Research
The faculty focuses its research activities predominantly on the University’s emerging field Law in Global Contexts. Its work on law in the digital transformation contributes to the university-wide interdisciplinary topic of digitalization and participates in a range of profile initiatives, such as Violence and Security as well as Literacy in Diversity Settings / Linguistic Diversity.
The research area Law in Global Contexts, which has characterized the faculty’s profile since its foundation in 1919, deals with law in its international dimensions and transnational aspects. It includes research activities in the following individual areas: international law, European law, comparative law and international private law, international criminal law, European insolvency law, international employment law, international tax law, law of the sea (international law of the sea and maritime commercial law), international environmental law, and migration and refugee law. The faculty’s extensive network of research institutions in Germany and abroad attests to its success in this area of concentration. For example, its strategic partners (University of Kyoto; Macquarie University, Sydney; National Taiwan University, Taipei), the Max Planck Institute for Comparative and International Private Law, the the Europa-Kolleg Hamburg, and the Universität Hamburg International Taxation Institute.

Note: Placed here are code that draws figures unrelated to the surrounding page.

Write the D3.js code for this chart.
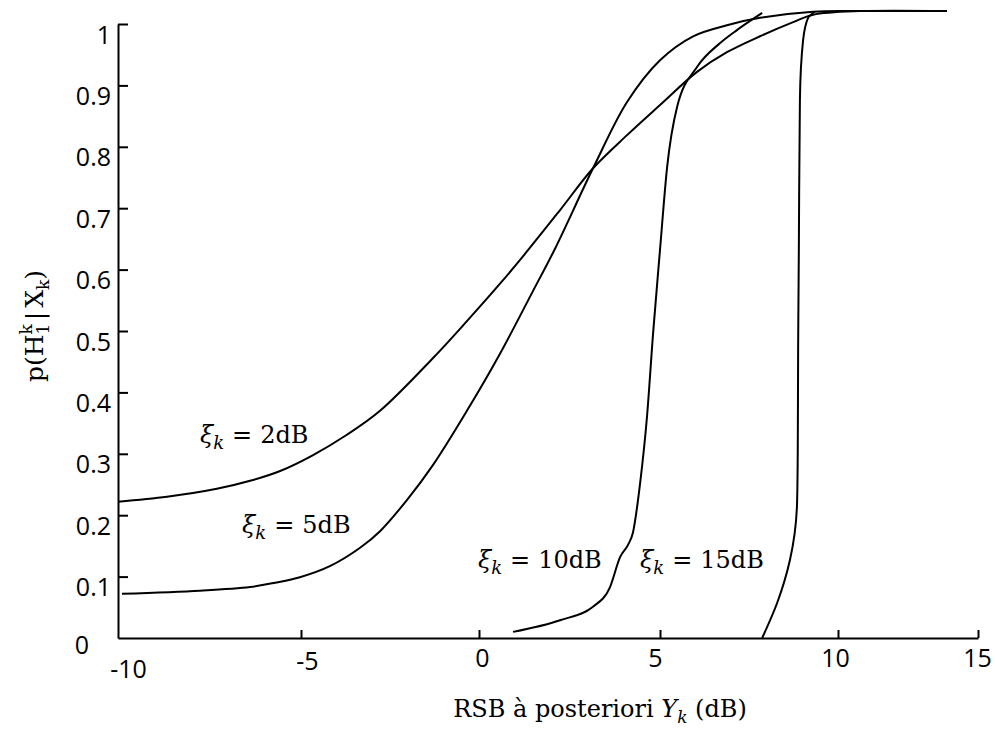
<!DOCTYPE html>
<html>
<head>
<meta charset="utf-8">
<script src="https://cdn.jsdelivr.net/npm/d3@7"></script>
<style>
  body { margin: 0; background: #fff; }
  svg { display: block; }
</style>
</head>
<body>
<script>
// values
var xTicks = [-10, -5, 0, 5, 10, 15];
var yTicks = [0, 0.1, 0.2, 0.3, 0.4, 0.5, 0.6, 0.7, 0.8, 0.9, 1];

var xiLabels = ["2", "5", "10", "15"];   // xi_k in dB

var snr2  = [-10, -8.66, -7.30, -6.39, -5.57, -4.66, -3.71, -2.78, -1.29, -0.34, 0.58, 1.22, 2.24, 3.15, 4.09, 5.00, 6.04, 6.88, 7.81, 8.74, 9.30, 10.79, 13.89];
var prob2 = [0.222, 0.230, 0.243, 0.256, 0.272, 0.298, 0.331, 0.370, 0.456, 0.516, 0.577, 0.622, 0.697, 0.765, 0.819, 0.868, 0.922, 0.954, 0.980, 1.003, 1.015, 1.021, 1.021];

var snr5  = [-9.89, -7.76, -6.39, -5.71, -5.03, -4.19, -3.34, -2.78, -2.02, -1.29, -0.34, 0.58, 1.49, 2.10, 3.15, 4.09, 5.00, 5.93, 6.88, 7.81, 9.30, 10.79, 13.89];
var prob5 = [0.072, 0.077, 0.083, 0.090, 0.099, 0.117, 0.147, 0.174, 0.225, 0.282, 0.370, 0.463, 0.565, 0.634, 0.765, 0.873, 0.941, 0.980, 0.998, 1.010, 1.020, 1.021, 1.021];

var snr10  = [0.94, 2.24, 3.15, 3.62, 3.90, 4.12, 4.25, 4.45, 4.64, 4.81, 5.00, 5.20, 5.48, 6.04, 6.69, 7.16, 7.87];
var prob10 = [0.010, 0.029, 0.051, 0.083, 0.132, 0.152, 0.171, 0.252, 0.360, 0.497, 0.632, 0.767, 0.865, 0.930, 0.969, 0.990, 1.018];

var snr15  = [7.87, 8.29, 8.65, 8.85, 8.87, 8.88, 8.90, 8.93, 9.02, 9.16, 9.35];
var prob15 = [0, 0.057, 0.127, 0.220, 0.306, 0.469, 0.632, 0.876, 0.974, 1.010, 1.020];

// where each curve label sits, in chart units (start of text, baseline)
var labelSnr  = [-7.76, -6.61, -0.03, 4.45];
var labelProb = [0.318, 0.171, 0.114, 0.114];

var W = 995, H = 731;

// the x axis of the original is not evenly spaced, so a polylinear scale
var xRange = [118, 301, 479, 660, 838, 978];
var x = d3.scaleLinear().domain(xTicks).range(xRange);
var y = d3.scaleLinear().domain([0, 1]).range([638, 24]);

var svg = d3.select("body").append("svg")
  .attr("width", W)
  .attr("height", H);

var serif = "'DejaVu Serif', 'Liberation Serif', serif";
var sans = "'Open Sans', 'Liberation Sans', sans-serif";

// x axis
var xAxis = svg.append("g")
  .attr("transform", "translate(0," + y(0) + ")")
  .call(d3.axisBottom(x).tickValues(xTicks).tickSize(-8).tickSizeOuter(0)
    .tickFormat(function(d) { return String(d); }));

xAxis.select(".domain").attr("stroke", "#000").attr("stroke-width", 2);
xAxis.selectAll(".tick line").attr("stroke", "#000").attr("stroke-width", 2);
xAxis.selectAll(".tick line").filter(function(d) { return d === -10; }).remove();
// label nudges so they land where the original put them
var xNudge = {"-10": [10, 11], "-5": [6, 3], "0": [3, 0], "5": [-5, 0], "10": [-3, 0], "15": [-1, 0]};
xAxis.selectAll(".tick text")
  .attr("font-family", sans)
  .attr("font-size", 25)
  .attr("fill", "#000")
  .attr("dy", null)
  .attr("x", function(d) { return xNudge[d][0]; })
  .attr("y", function(d) { return 29 + xNudge[d][1]; });

// y axis
var yAxis = svg.append("g")
  .attr("transform", "translate(" + xRange[0] + ",0)")
  .call(d3.axisLeft(y).tickValues(yTicks).tickSize(-10).tickSizeOuter(0).tickPadding(7)
    .tickFormat(function(d) { return String(d); }));

yAxis.select(".domain").attr("stroke", "#000").attr("stroke-width", 2);
yAxis.selectAll(".tick line").attr("stroke", "#000").attr("stroke-width", 2);
yAxis.selectAll(".tick line").filter(function(d) { return d === 0; }).remove();
yAxis.selectAll(".tick text")
  .attr("font-family", sans)
  .attr("font-size", 25)
  .attr("fill", "#000")
  .attr("dy", null)
  .attr("y", function(d) { return d === 0 ? 15 : 19; })
  .attr("x", function(d) { return d === 0 ? -29 : -7; });

// curves; the near-vertical 15 dB one is smoothed along y
var series = [
  {snr: snr2, prob: prob2, curve: d3.curveCatmullRom.alpha(0.5)},
  {snr: snr5, prob: prob5, curve: d3.curveCatmullRom.alpha(0.5)},
  {snr: snr10, prob: prob10, curve: d3.curveMonotoneX},
  {snr: snr15, prob: prob15, curve: d3.curveMonotoneY}
];

svg.append("g").selectAll("path")
  .data(series)
  .enter()
  .append("path")
  .attr("d", function(s) {
    return d3.line()
      .x(function(d) { return x(d[0]); })
      .y(function(d) { return y(d[1]); })
      .curve(s.curve)(d3.zip(s.snr, s.prob));
  })
  .attr("fill", "none")
  .attr("stroke", "#000")
  .attr("stroke-width", 2);

// curve labels  xi_k = ..dB
var lab = svg.append("g").selectAll("text")
  .data(xiLabels)
  .enter()
  .append("text")
  .attr("x", function(d, i) { return x(labelSnr[i]); })
  .attr("y", function(d, i) { return y(labelProb[i]); })
  .attr("font-family", serif)
  .attr("font-size", 24)
  .attr("fill", "#000");

lab.append("tspan").attr("font-style", "italic").text("ξ");
lab.append("tspan").attr("font-style", "italic").attr("font-size", 18).attr("dy", 6).text("k");
lab.append("tspan").attr("dy", -6).attr("dx", 8).text("=");
lab.append("tspan").attr("dx", 8).text(function(d) { return d + "dB"; });

// x title
var xt = svg.append("text")
  .attr("x", 600)
  .attr("y", 717)
  .attr("text-anchor", "middle")
  .attr("font-family", serif)
  .attr("font-size", 24)
  .attr("fill", "#000");
xt.append("tspan").text("RSB à posteriori ");
xt.append("tspan").attr("font-style", "italic").text("Υ");
xt.append("tspan").attr("font-style", "italic").attr("font-size", 17).attr("dy", 6).text("k");
xt.append("tspan").attr("dy", -6).text(" (dB)");

// y title, built piece by piece so H gets a stacked sub/superscript
var yt = svg.append("g").attr("transform", "translate(43,326) rotate(-90)");
var big = 25, small = 17;
var parts = [
  {t: "p(H", size: big, dy: 0},
  {t: "1", size: small, dy: 6, stack: true},
  {t: "k", size: small, dy: -11},
  {t: "|", size: big, dy: 0, pad: 4},
  {t: "X", size: big, dy: 0},
  {t: "k", size: small, dy: 6},
  {t: ")", size: big, dy: 0}
];
var cx = 0, nodes = [];
parts.forEach(function(p) {
  if (p.pad) cx += p.pad;
  var t = yt.append("text")
    .attr("x", cx)
    .attr("y", p.dy)
    .attr("font-family", serif)
    .attr("font-size", p.size)
    .attr("fill", "#000")
    .text(p.t);
  var w = t.node().getComputedTextLength();
  if (!p.stack) cx += w;
  if (p.pad) cx += p.pad;
  nodes.push(t);
});
nodes.forEach(function(t) { t.attr("x", +t.attr("x") - cx / 2); });
</script>
</body>
</html>
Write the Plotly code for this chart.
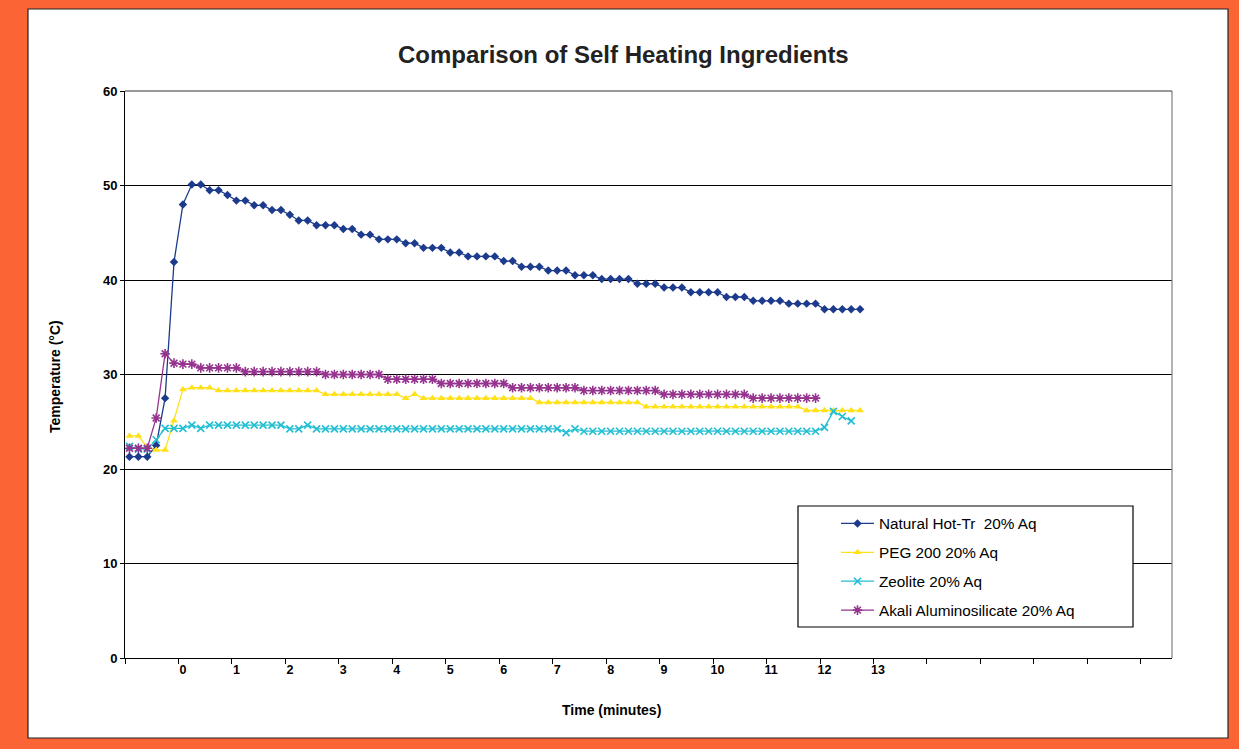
import plotly.graph_objects as go

# ---------------- data (readings every 10 s; category index) ----------------
series_names = ["Natural Hot-Tr  20% Aq", "PEG 200 20% Aq", "Zeolite 20% Aq",
                "Akali Aluminosilicate 20% Aq"]

natural = [21.3, 21.3, 21.3, 22.5, 27.5, 41.9, 48.0, 50.1, 50.1, 49.5,
           49.5, 49.0, 48.4, 48.4, 47.9, 47.9, 47.4, 47.4, 46.9, 46.3,
           46.3, 45.8, 45.8, 45.8, 45.4, 45.4, 44.8, 44.8, 44.3, 44.3,
           44.3, 43.9, 43.9, 43.4, 43.4, 43.4, 42.9, 42.9, 42.5, 42.5,
           42.5, 42.5, 42.0, 42.0, 41.4, 41.4, 41.4, 41.0, 41.0, 41.0,
           40.5, 40.5, 40.5, 40.1, 40.1, 40.1, 40.1, 39.6, 39.6, 39.6,
           39.2, 39.2, 39.2, 38.7, 38.7, 38.7, 38.7, 38.2, 38.2, 38.2,
           37.8, 37.8, 37.8, 37.8, 37.5, 37.5, 37.5, 37.5, 36.9, 36.9,
           36.9, 36.9, 36.9]

peg = [23.5, 23.5, 22.3, 22.0, 22.0, 25.1, 28.4, 28.6, 28.6, 28.6,
       28.3, 28.3, 28.3, 28.3, 28.3, 28.3, 28.3, 28.3, 28.3, 28.3,
       28.3, 28.3, 27.9, 27.9, 27.9, 27.9, 27.9, 27.9, 27.9, 27.9,
       27.9, 27.5, 27.9, 27.5, 27.5, 27.5, 27.5, 27.5, 27.5, 27.5,
       27.5, 27.5, 27.5, 27.5, 27.5, 27.5, 27.05, 27.05, 27.05, 27.05,
       27.05, 27.05, 27.05, 27.05, 27.05, 27.05, 27.05, 27.05, 26.6, 26.6,
       26.6, 26.6, 26.6, 26.6, 26.6, 26.6, 26.6, 26.6, 26.6, 26.6,
       26.6, 26.6, 26.6, 26.6, 26.6, 26.6, 26.2, 26.2, 26.2, 26.2,
       26.2, 26.2, 26.2]

zeolite = [22.4, 22.1, 22.1, 23.1, 24.3, 24.3, 24.3, 24.65, 24.3, 24.65,
           24.65, 24.65, 24.65, 24.65, 24.65, 24.65, 24.65, 24.65, 24.25, 24.25,
           24.65, 24.25, 24.25, 24.25, 24.25, 24.25, 24.25, 24.25, 24.25, 24.25,
           24.25, 24.25, 24.25, 24.25, 24.25, 24.25, 24.25, 24.25, 24.25, 24.25,
           24.25, 24.25, 24.25, 24.25, 24.25, 24.25, 24.25, 24.25, 24.25, 23.85,
           24.25, 24.0, 24.0, 24.0, 24.0, 24.0, 24.0, 24.0, 24.0, 24.0,
           24.0, 24.0, 24.0, 24.0, 24.0, 24.0, 24.0, 24.0, 24.0, 24.0,
           24.0, 24.0, 24.0, 24.0, 24.0, 24.0, 24.0, 24.0, 24.4, 26.1,
           25.55, 25.1]

akali = [22.2, 22.2, 22.2, 25.4, 32.2, 31.2, 31.1, 31.1, 30.7, 30.7,
         30.7, 30.7, 30.7, 30.3, 30.3, 30.3, 30.3, 30.3, 30.3, 30.3,
         30.3, 30.3, 30.0, 30.0, 30.0, 30.0, 30.0, 30.0, 30.0, 29.5,
         29.5, 29.5, 29.5, 29.5, 29.5, 29.05, 29.05, 29.05, 29.05, 29.05,
         29.05, 29.05, 29.05, 28.6, 28.6, 28.6, 28.6, 28.6, 28.6, 28.6,
         28.6, 28.3, 28.3, 28.3, 28.3, 28.3, 28.3, 28.3, 28.3, 28.3,
         27.9, 27.9, 27.9, 27.9, 27.9, 27.9, 27.9, 27.9, 27.9, 27.9,
         27.5, 27.5, 27.5, 27.5, 27.5, 27.5, 27.5, 27.5]

time_labels = ["0", "1", "2", "3", "4", "5", "6", "7", "8", "9", "10", "11", "12", "13"]
readings_per_minute = 6
zero_reading_index = 6        # category index of t = 0
category_axis_end = 117.0     # axis spans categories -0.5 .. this
y_ticks = [0, 10, 20, 30, 40, 50, 60]

# ---------------- styling ----------------
FONT = "Liberation Sans, Arial, sans-serif"
W, H = 1239, 749
L, R, T, B = 125, 67, 91, 91
PW, PH = W - L - R, H - T - B


def px_x(p):
    return (p - L) / PW


def px_y(p):
    return (H - B - p) / PH


colors = ["#1D3B8C", "#FFE11A", "#22BFD2", "#95338F"]
markers = [dict(symbol="diamond", size=6.5, color=colors[0]),
           dict(symbol="triangle-up", size=7, color=colors[1]),
           dict(symbol="x-thin-open", size=7, color=colors[2],
                line=dict(width=1.6, color=colors[2])),
           dict(symbol="asterisk-open", size=8, color=colors[3],
                line=dict(width=1.6, color=colors[3]))]

fig = go.Figure()
for name, vals, col, mk in zip(series_names, [natural, peg, zeolite, akali], colors, markers):
    fig.add_trace(go.Scatter(
        x=list(range(len(vals))), y=vals, name=name, mode="lines+markers",
        line=dict(color=col, width=1.3), marker=mk, legendgroup=name))

major_vals = [zero_reading_index + readings_per_minute * k for k in range(len(time_labels))]
minor_vals = [-0.5 + readings_per_minute * k for k in range(int((category_axis_end + 0.5) // readings_per_minute) + 1)]

fig.update_layout(
    width=W, height=H,
    margin=dict(l=L, r=R, t=T, b=B, pad=0),
    paper_bgcolor="#FB6536", plot_bgcolor="white",
    font=dict(family=FONT, color="black"),
    showlegend=True,
    legend=dict(x=px_x(836), y=px_y(507), xanchor="left", yanchor="top",
                bgcolor="rgba(0,0,0,0)", borderwidth=0, tracegroupgap=6,
                font=dict(family=FONT, size=15.3, color="black"), itemwidth=33),
    xaxis=dict(range=[-0.5, category_axis_end], tickmode="array",
               tickvals=major_vals, ticktext=time_labels, ticks="",
               showgrid=False, zeroline=False, showline=True, linecolor="black",
               linewidth=1, tickfont=dict(family=FONT, size=12.5, weight="bold"),
               minor=dict(tickmode="array", tickvals=minor_vals, ticks="outside",
                          ticklen=5, tickwidth=1, tickcolor="black", showgrid=False)),
    yaxis=dict(range=[0, 60], tickmode="array", tickvals=y_ticks,
               showgrid=True, gridcolor="black", gridwidth=1, zeroline=False,
               showline=True, linecolor="black", linewidth=1, ticks="outside",
               ticklen=4, tickcolor="black",
               tickfont=dict(family=FONT, size=13, weight="bold")),
)

shapes = [
    # white chart panel on the orange frame
    dict(type="rect", xref="paper", yref="paper", layer="below",
         x0=px_x(28), x1=px_x(1228), y0=px_y(738), y1=px_y(9),
         fillcolor="white", line=dict(color="#222222", width=1.2)),
    # plot-area right edge and top edge
    dict(type="line", xref="paper", yref="paper", x0=1, x1=1, y0=0, y1=1,
         line=dict(color="#808080", width=1.2)),
    dict(type="line", xref="paper", yref="paper", x0=0, x1=1, y0=1, y1=1,
         line=dict(color="#333333", width=1.2)),
    # legend box
    dict(type="rect", xref="paper", yref="paper", layer="above",
         x0=px_x(798), x1=px_x(1133), y0=px_y(627), y1=px_y(506),
         fillcolor="white", line=dict(color="black", width=1.2)),
]
fig.update_layout(shapes=shapes)

fig.add_annotation(text="<b>Comparison of Self Heating Ingredients</b>",
                   xref="paper", yref="paper", x=px_x(623), y=px_y(54),
                   xanchor="center", yanchor="middle", showarrow=False,
                   font=dict(family=FONT, size=24, color="#222222"))
fig.add_annotation(text="<b>Time (minutes)</b>", xref="paper", yref="paper",
                   x=px_x(611), y=px_y(710), xanchor="center", yanchor="middle",
                   showarrow=False, font=dict(family=FONT, size=14))
fig.add_annotation(text="<b>Temperature (°C)</b>", xref="paper", yref="paper",
                   x=px_x(55), y=px_y(377), xanchor="center", yanchor="middle",
                   textangle=-90, showarrow=False, font=dict(family=FONT, size=14))

fig.write_html("out.html", config={"displayModeBar": False},
               post_script="document.body.style.margin='0';document.body.style.overflow='hidden';")
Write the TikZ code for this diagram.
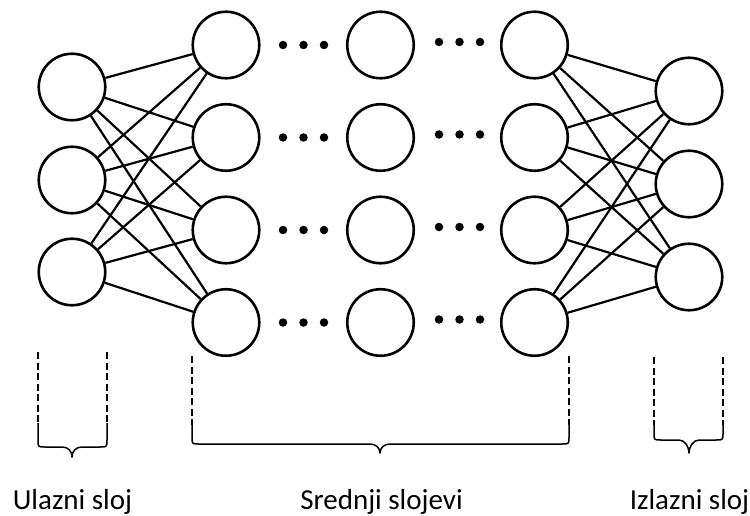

The global dimensions include all research activities that involve the principles and interdisciplinary aspects of law. This includes legal history, philosophy of law, legal theory, legal sociology, economic analysis of law, and criminology. Sustainability and law and media and law are further treated as distinct interdisciplinary topics. The Institute for Law and Economics, which is located in the faculty, has a strong research focus and is unparalleled in Germany. Diverse networks focusing on basic research with institutions abroad shape the faculty’s international profile (e.g., the Minerva Center for the Study of the Rule of Law under Extreme Conditions at the University of Haifa, Israel). The structured doctoral training offered by the faculty under the umbrella of the Albrecht Mendelssohn Bartholdy Graduate School of Law also aims to research the principles and interdisciplinary aspects of law.
The Centre for Law in the Digital Transformation combines the faculty’s research activities with fundamental issues, such as how legal method and regulatory approaches are subject to digital transformation. This deals with both digitalization in law and the digitalization of law. The research training group The Law in Digital Transformation is currently pursing these questions.